# [Task description]
Return each line of the records with nothing changed, pictures excepted.

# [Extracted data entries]

▬▬▬▬▬▬▬▬▬▬

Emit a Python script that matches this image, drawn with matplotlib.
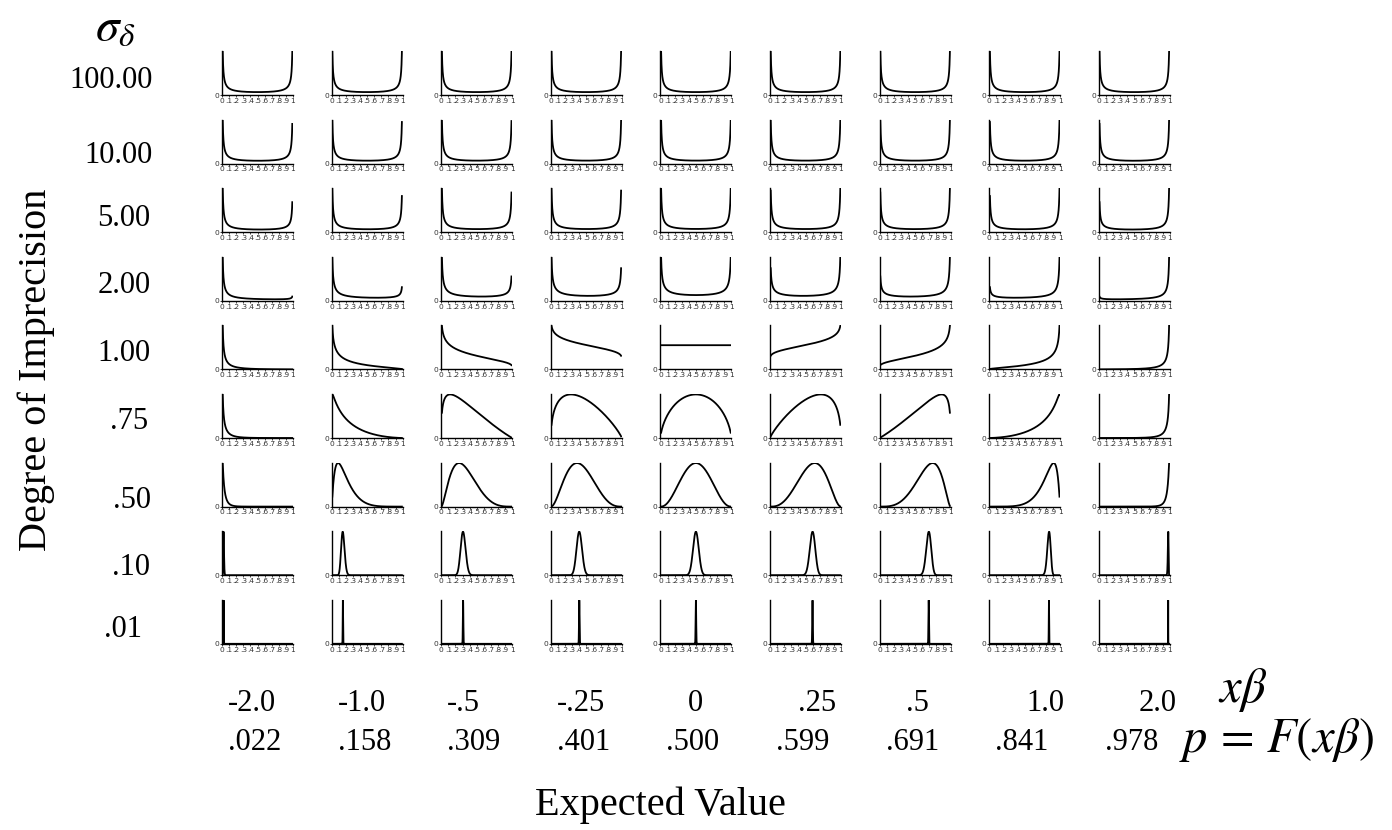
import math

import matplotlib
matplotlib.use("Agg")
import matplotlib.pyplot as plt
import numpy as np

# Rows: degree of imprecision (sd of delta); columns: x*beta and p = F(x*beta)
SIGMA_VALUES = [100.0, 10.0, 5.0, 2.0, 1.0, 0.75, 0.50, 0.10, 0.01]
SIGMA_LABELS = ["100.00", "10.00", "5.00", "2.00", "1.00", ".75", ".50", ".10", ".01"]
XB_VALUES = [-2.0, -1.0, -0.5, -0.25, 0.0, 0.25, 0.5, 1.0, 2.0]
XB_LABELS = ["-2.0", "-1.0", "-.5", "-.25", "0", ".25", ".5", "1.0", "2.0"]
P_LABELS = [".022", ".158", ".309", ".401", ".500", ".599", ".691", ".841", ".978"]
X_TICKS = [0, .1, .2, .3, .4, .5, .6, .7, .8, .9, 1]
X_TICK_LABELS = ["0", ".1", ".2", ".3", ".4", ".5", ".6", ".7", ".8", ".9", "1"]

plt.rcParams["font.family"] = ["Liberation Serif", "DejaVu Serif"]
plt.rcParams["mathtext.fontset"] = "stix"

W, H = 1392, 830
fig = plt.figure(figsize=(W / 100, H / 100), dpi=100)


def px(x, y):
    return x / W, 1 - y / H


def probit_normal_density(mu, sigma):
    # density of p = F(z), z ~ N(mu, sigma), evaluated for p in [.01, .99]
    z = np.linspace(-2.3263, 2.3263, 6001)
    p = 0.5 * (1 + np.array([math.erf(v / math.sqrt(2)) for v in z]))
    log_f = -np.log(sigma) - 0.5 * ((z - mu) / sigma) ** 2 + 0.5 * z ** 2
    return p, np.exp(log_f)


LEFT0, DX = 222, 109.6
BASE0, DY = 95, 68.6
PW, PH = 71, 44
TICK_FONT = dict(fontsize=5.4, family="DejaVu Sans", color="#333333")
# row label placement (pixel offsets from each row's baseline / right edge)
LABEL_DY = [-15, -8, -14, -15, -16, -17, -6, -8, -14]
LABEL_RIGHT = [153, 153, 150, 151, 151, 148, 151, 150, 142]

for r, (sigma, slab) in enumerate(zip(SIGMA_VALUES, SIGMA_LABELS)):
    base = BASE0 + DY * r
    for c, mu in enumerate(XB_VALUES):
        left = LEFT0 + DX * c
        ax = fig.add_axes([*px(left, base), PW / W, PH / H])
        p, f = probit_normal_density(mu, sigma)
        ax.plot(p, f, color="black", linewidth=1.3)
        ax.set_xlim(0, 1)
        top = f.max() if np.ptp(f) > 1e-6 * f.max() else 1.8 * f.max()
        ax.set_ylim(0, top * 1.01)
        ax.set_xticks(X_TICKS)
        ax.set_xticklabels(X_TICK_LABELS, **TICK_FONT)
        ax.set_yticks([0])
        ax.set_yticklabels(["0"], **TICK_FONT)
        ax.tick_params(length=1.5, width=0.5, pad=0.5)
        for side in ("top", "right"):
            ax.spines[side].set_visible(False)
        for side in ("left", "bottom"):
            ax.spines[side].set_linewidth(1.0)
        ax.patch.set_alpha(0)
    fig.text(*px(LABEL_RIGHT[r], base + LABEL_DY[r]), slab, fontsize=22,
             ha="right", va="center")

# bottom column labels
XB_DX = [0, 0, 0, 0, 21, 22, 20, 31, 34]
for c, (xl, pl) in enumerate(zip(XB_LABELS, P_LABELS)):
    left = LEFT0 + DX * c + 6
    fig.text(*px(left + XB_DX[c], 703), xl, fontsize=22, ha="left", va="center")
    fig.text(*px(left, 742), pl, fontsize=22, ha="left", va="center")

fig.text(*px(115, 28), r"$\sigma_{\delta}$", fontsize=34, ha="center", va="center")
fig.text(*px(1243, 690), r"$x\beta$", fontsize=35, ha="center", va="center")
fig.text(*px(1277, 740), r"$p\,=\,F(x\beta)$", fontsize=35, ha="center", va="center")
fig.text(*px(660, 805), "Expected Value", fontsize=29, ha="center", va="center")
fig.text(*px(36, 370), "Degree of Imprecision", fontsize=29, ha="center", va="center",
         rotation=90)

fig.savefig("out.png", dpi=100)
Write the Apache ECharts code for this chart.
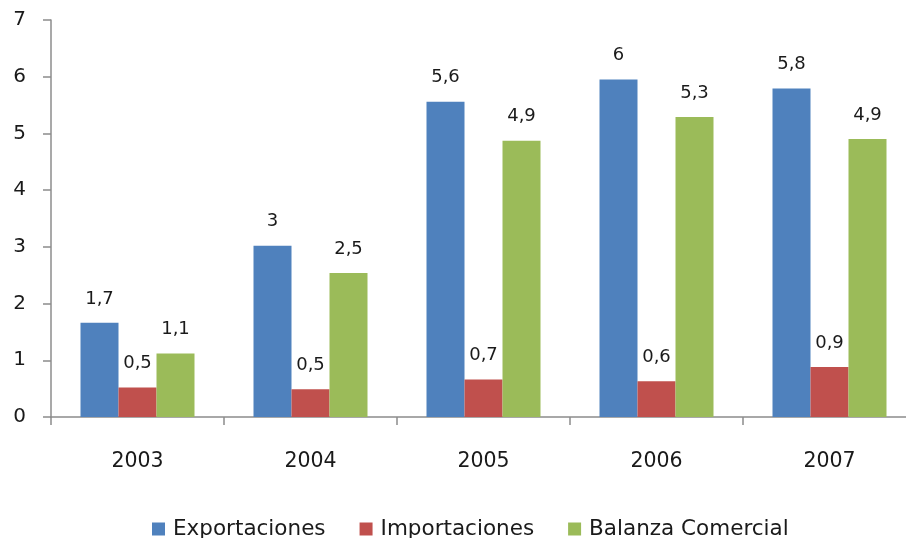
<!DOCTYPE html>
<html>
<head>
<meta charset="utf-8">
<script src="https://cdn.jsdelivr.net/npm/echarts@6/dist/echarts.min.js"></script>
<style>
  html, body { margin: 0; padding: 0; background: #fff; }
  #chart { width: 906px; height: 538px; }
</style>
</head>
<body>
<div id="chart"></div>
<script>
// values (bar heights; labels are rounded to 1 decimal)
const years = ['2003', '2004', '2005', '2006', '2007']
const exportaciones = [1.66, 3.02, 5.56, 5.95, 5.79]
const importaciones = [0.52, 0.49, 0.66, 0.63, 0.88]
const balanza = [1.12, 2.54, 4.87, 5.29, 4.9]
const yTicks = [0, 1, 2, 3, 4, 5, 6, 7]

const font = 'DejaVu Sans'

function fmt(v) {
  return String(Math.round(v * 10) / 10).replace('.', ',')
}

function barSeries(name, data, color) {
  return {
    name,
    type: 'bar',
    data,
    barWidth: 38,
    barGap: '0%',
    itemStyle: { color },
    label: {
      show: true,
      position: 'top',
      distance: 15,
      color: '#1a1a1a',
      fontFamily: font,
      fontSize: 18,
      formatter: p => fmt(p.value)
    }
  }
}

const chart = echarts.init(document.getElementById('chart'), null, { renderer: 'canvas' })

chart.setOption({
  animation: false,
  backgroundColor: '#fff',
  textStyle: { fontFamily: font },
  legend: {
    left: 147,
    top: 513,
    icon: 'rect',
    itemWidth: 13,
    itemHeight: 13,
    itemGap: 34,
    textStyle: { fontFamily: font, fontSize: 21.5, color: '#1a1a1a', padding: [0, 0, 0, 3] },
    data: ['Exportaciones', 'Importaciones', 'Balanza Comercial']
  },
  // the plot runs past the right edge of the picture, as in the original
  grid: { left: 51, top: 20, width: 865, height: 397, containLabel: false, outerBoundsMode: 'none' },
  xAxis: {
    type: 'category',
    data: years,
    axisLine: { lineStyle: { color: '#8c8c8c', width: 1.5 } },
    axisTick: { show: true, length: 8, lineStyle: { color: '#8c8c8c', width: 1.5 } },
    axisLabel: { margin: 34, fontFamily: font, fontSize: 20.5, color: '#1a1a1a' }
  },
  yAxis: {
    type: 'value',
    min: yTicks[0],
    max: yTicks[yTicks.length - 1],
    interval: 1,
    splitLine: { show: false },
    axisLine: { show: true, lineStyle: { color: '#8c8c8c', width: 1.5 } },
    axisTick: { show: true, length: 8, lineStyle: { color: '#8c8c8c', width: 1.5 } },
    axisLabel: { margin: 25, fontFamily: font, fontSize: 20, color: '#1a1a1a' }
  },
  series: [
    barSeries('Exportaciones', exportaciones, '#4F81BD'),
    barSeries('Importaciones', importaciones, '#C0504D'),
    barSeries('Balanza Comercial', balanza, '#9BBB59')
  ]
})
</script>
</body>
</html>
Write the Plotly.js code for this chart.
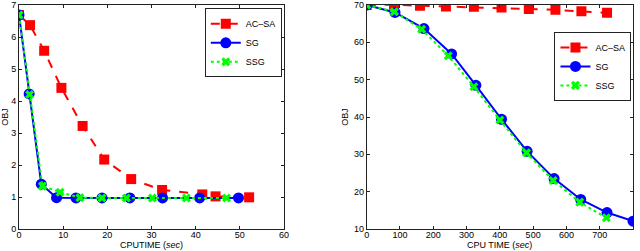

▬▬▬▬▬▬▬▬▬▬

# [Task response]
Emit a Python script that matches this image, drawn with matplotlib.
import math

import matplotlib
matplotlib.use("Agg")
import matplotlib.pyplot as plt
import numpy as np

# Rows: degree of imprecision (sd of delta); columns: x*beta and p = F(x*beta)
SIGMA_VALUES = [100.0, 10.0, 5.0, 2.0, 1.0, 0.75, 0.50, 0.10, 0.01]
SIGMA_LABELS = ["100.00", "10.00", "5.00", "2.00", "1.00", ".75", ".50", ".10", ".01"]
XB_VALUES = [-2.0, -1.0, -0.5, -0.25, 0.0, 0.25, 0.5, 1.0, 2.0]
XB_LABELS = ["-2.0", "-1.0", "-.5", "-.25", "0", ".25", ".5", "1.0", "2.0"]
P_LABELS = [".022", ".158", ".309", ".401", ".500", ".599", ".691", ".841", ".978"]
X_TICKS = [0, .1, .2, .3, .4, .5, .6, .7, .8, .9, 1]
X_TICK_LABELS = ["0", ".1", ".2", ".3", ".4", ".5", ".6", ".7", ".8", ".9", "1"]

plt.rcParams["font.family"] = ["Liberation Serif", "DejaVu Serif"]
plt.rcParams["mathtext.fontset"] = "stix"

W, H = 1392, 830
fig = plt.figure(figsize=(W / 100, H / 100), dpi=100)


def px(x, y):
    return x / W, 1 - y / H


def probit_normal_density(mu, sigma):
    # density of p = F(z), z ~ N(mu, sigma), evaluated for p in [.01, .99]
    z = np.linspace(-2.3263, 2.3263, 6001)
    p = 0.5 * (1 + np.array([math.erf(v / math.sqrt(2)) for v in z]))
    log_f = -np.log(sigma) - 0.5 * ((z - mu) / sigma) ** 2 + 0.5 * z ** 2
    return p, np.exp(log_f)


LEFT0, DX = 222, 109.6
BASE0, DY = 95, 68.6
PW, PH = 71, 44
TICK_FONT = dict(fontsize=5.4, family="DejaVu Sans", color="#333333")
# row label placement (pixel offsets from each row's baseline / right edge)
LABEL_DY = [-15, -8, -14, -15, -16, -17, -6, -8, -14]
LABEL_RIGHT = [153, 153, 150, 151, 151, 148, 151, 150, 142]

for r, (sigma, slab) in enumerate(zip(SIGMA_VALUES, SIGMA_LABELS)):
    base = BASE0 + DY * r
    for c, mu in enumerate(XB_VALUES):
        left = LEFT0 + DX * c
        ax = fig.add_axes([*px(left, base), PW / W, PH / H])
        p, f = probit_normal_density(mu, sigma)
        ax.plot(p, f, color="black", linewidth=1.3)
        ax.set_xlim(0, 1)
        top = f.max() if np.ptp(f) > 1e-6 * f.max() else 1.8 * f.max()
        ax.set_ylim(0, top * 1.01)
        ax.set_xticks(X_TICKS)
        ax.set_xticklabels(X_TICK_LABELS, **TICK_FONT)
        ax.set_yticks([0])
        ax.set_yticklabels(["0"], **TICK_FONT)
        ax.tick_params(length=1.5, width=0.5, pad=0.5)
        for side in ("top", "right"):
            ax.spines[side].set_visible(False)
        for side in ("left", "bottom"):
            ax.spines[side].set_linewidth(1.0)
        ax.patch.set_alpha(0)
    fig.text(*px(LABEL_RIGHT[r], base + LABEL_DY[r]), slab, fontsize=22,
             ha="right", va="center")

# bottom column labels
XB_DX = [0, 0, 0, 0, 21, 22, 20, 31, 34]
for c, (xl, pl) in enumerate(zip(XB_LABELS, P_LABELS)):
    left = LEFT0 + DX * c + 6
    fig.text(*px(left + XB_DX[c], 703), xl, fontsize=22, ha="left", va="center")
    fig.text(*px(left, 742), pl, fontsize=22, ha="left", va="center")

fig.text(*px(115, 28), r"$\sigma_{\delta}$", fontsize=34, ha="center", va="center")
fig.text(*px(1243, 690), r"$x\beta$", fontsize=35, ha="center", va="center")
fig.text(*px(1277, 740), r"$p\,=\,F(x\beta)$", fontsize=35, ha="center", va="center")
fig.text(*px(660, 805), "Expected Value", fontsize=29, ha="center", va="center")
fig.text(*px(36, 370), "Degree of Imprecision", fontsize=29, ha="center", va="center",
         rotation=90)

fig.savefig("out.png", dpi=100)
Write the Apache ECharts code for this chart.
<!DOCTYPE html>
<html>
<head>
<meta charset="utf-8">
<script src="https://cdn.jsdelivr.net/npm/echarts@6/dist/echarts.min.js"></script>
<style>
  html, body { margin: 0; padding: 0; background: #fff; }
  #chart { width: 906px; height: 538px; }
</style>
</head>
<body>
<div id="chart"></div>
<script>
// values (bar heights; labels are rounded to 1 decimal)
const years = ['2003', '2004', '2005', '2006', '2007']
const exportaciones = [1.66, 3.02, 5.56, 5.95, 5.79]
const importaciones = [0.52, 0.49, 0.66, 0.63, 0.88]
const balanza = [1.12, 2.54, 4.87, 5.29, 4.9]
const yTicks = [0, 1, 2, 3, 4, 5, 6, 7]

const font = 'DejaVu Sans'

function fmt(v) {
  return String(Math.round(v * 10) / 10).replace('.', ',')
}

function barSeries(name, data, color) {
  return {
    name,
    type: 'bar',
    data,
    barWidth: 38,
    barGap: '0%',
    itemStyle: { color },
    label: {
      show: true,
      position: 'top',
      distance: 15,
      color: '#1a1a1a',
      fontFamily: font,
      fontSize: 18,
      formatter: p => fmt(p.value)
    }
  }
}

const chart = echarts.init(document.getElementById('chart'), null, { renderer: 'canvas' })

chart.setOption({
  animation: false,
  backgroundColor: '#fff',
  textStyle: { fontFamily: font },
  legend: {
    left: 147,
    top: 513,
    icon: 'rect',
    itemWidth: 13,
    itemHeight: 13,
    itemGap: 34,
    textStyle: { fontFamily: font, fontSize: 21.5, color: '#1a1a1a', padding: [0, 0, 0, 3] },
    data: ['Exportaciones', 'Importaciones', 'Balanza Comercial']
  },
  // the plot runs past the right edge of the picture, as in the original
  grid: { left: 51, top: 20, width: 865, height: 397, containLabel: false, outerBoundsMode: 'none' },
  xAxis: {
    type: 'category',
    data: years,
    axisLine: { lineStyle: { color: '#8c8c8c', width: 1.5 } },
    axisTick: { show: true, length: 8, lineStyle: { color: '#8c8c8c', width: 1.5 } },
    axisLabel: { margin: 34, fontFamily: font, fontSize: 20.5, color: '#1a1a1a' }
  },
  yAxis: {
    type: 'value',
    min: yTicks[0],
    max: yTicks[yTicks.length - 1],
    interval: 1,
    splitLine: { show: false },
    axisLine: { show: true, lineStyle: { color: '#8c8c8c', width: 1.5 } },
    axisTick: { show: true, length: 8, lineStyle: { color: '#8c8c8c', width: 1.5 } },
    axisLabel: { margin: 25, fontFamily: font, fontSize: 20, color: '#1a1a1a' }
  },
  series: [
    barSeries('Exportaciones', exportaciones, '#4F81BD'),
    barSeries('Importaciones', importaciones, '#C0504D'),
    barSeries('Balanza Comercial', balanza, '#9BBB59')
  ]
})
</script>
</body>
</html>
Write the Plotly.js code for this chart.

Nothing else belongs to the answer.